Partition-wise joins (perfectly aligned partitions) using map_partitions

Good afternoon,

I have two sets of data in parquet files. The data contains a key called global_id which I want to use to join the two datasets.

The data I have has been output from Apache Spark, with the global_id hashed with a view to keeping file sizes relatively constant so global_id is not indexed or ordered in the parquet files.

I can easily index it, but I can’t easily order it. I do not want a solution involving re-writing the files. The dataset is Terrabytes and the basic merge function of dask is blowing up memory, since it can’t do much with non indexed, non sorted data. However I know that I have nice partition alignment.

Each dataset has 2000 partitions and each partition contains the same global_id records. That is to say in dataset1.parition.124.parquet the same global_ids exist as dataset2.parition.124.parquet.

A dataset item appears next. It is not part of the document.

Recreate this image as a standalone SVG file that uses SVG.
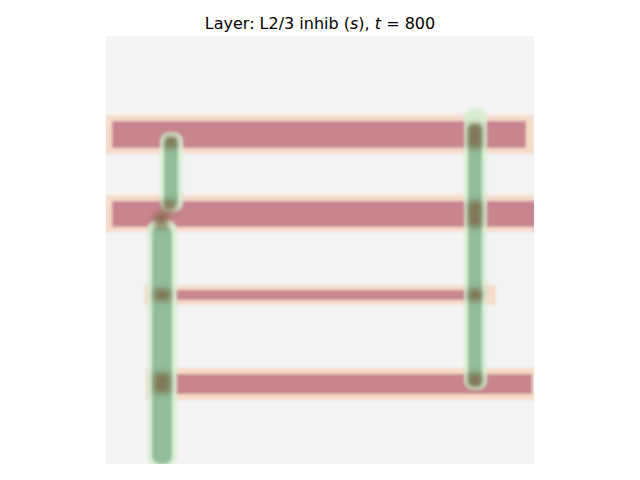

I therefore believe I can join on a partition by partition basis. I have tried the following:

ddf1 = dd.read_parquet('dataset1/*.parquet')
ddf2 = dd.read_parquet('dataset2/*.parquet')

def join_partitions(part1, part2):
    return part1.merge(part2, how="inner", on="global_id")

joined_ddf = dd.map_partitions(
    join_partitions,
    ddf1.partitions[:500],
    ddf2.partitions[:500],
)

print(joined_ddf.count().compute())

As you can see if I give it the first 500 partitions, it works as I expect. However as I increase this number, to around 1000 partitions the job starts to error with an error like:

RuntimeError: Cycle detected in Dask: (‘read_parquet-fused-9d2ee5e9db5532eb0a88d360ee211a2f’, 34)->_0->(‘read_parquet-fused-9d2ee5e9db5532eb0a88d360ee211a2f’, 34)

If I change the partition select to be [500:1000] it works fine, so it doesn’t seem to be the specific partitions, rathert the amount of partitions.

I can confirm the partitions in the two datasets are perfectly aligned in terms of their containment of the same global_ids.

Could someone give some advice?

Thanks

Hi @es-code-bar, welcome to Dask community!

Could you give us the complete stacktrace you see? As you said, if you have the same number of partitions and they are aligned, this should be embarrasingly parallel.

Did you try the align_dataframes=False kwarg if everything is already fine?